Мэдж стояла с детьми среди бесконечных рядов белых надгробных камней. Здесь, на Арлингтонском национальном кладбище, снова шли похороны. Военные мундиры, черные платья и сухой треск ружейного салюта над гробом, покрытым национальным флагом.
– Товсь! Целься! Пли!
Снова грянули семь винтовок. Мэдж вздрогнула, словно они целились в нее.
– Товсь! Целься! Пли!
Стая ворон, тревожно крича, взлетела в небо.
– На пле-ечо!
Почетный караул застыл навытяжку. Толпа на мгновение замерла, пока горнист подносил к губам сверкающий инструмент.
Мэдж оцепенела. Это было невыносимо. Ей никогда в жизни больше не хотелось слышать сигнал «отбой». Она слышала его снова и снова, когда парни уезжали домой в цинковых гробах, чтобы лечь в землю под такими же безликими белыми камнями. А потом эта же музыка звучала на похоронах Джона Кеннеди, на этом самом кладбище.

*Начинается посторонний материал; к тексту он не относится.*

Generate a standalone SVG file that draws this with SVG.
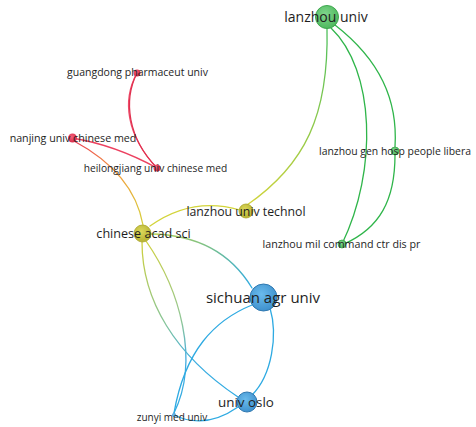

Она думала, что больше это не услышит. Чистые, звенящие звуки плыли над холмами, словно плач матери, провожающей сына в последний путь.
Ей было невмоготу стоять здесь. Но она стояла.
Когда звуки горна растаяли в воздухе, Мэдж не смогла удержаться от слез.
Мать Пита стояла недвижимо как статуя. Его дедушка и бабушка держали ее под руки. Военные отдавали ей честь. Мэдж схватила детей за руки, словно желая защитить их. Ей захотелось плакать в голос так, как плакал сверкающий горн.
Майкл за всю церемонию не проронил ни слова. Он просто подошел сзади и положил ей руку на плечо, давая понять, что тоже слышал это. Старое эхо в ясный день. Длинные списки тех, над гробами которых звучал сигнал «отбой». Майкл все понимал.
Офицеры почетного караула, все в белых перчатках, сложили национальный флаг и вручили его матери Пита. У Мэдж тоже был такой флаг, только полученный не при столь торжественных обстоятельствах. Сэм заслужил свой флаг, хотя и умер не от полученных на войне ран.
Толпа начала растекаться, бормоча слова сочувствия. Телевизионщики, прибывшие отснять похороны новых жертв вьетнамской войны, сворачивали аппаратуру. Официальная церемония завершилась.
Около Полины Уинстон, принимающей соболезнования, уже стоял красивый молодой человек, видимо новый ухажер. Она даже не заметила, что Пит покинул ее. Мэдж видела, как он, пошатываясь и спотыкаясь, в черном костюме не по росту, идет мимо гроба. Она знала, что сейчас он подойдет к ней. И когда это случилось, открыла ему объятия. В ее жесте было столько материнской заботы, столько жалости и сочувствия, что Пит разрыдался.
– А почему мы не посмотрели стелу? – спросила Джесс, когда они собрались на кухне. – Мы же там были, а ты все твердила, что собираешься нам ее показать.
– Сегодня и без того был очень тяжелый день. К тому же не к лицу прогуливаться по кладбищу в качестве праздных туристов, – отрезала Мэдж.
– Но это вовсе не туризм, – обиженно запротестовала Джесс, у которой глаза еще не просохли от слез. – Это же важно. Там люди, которых ты знала.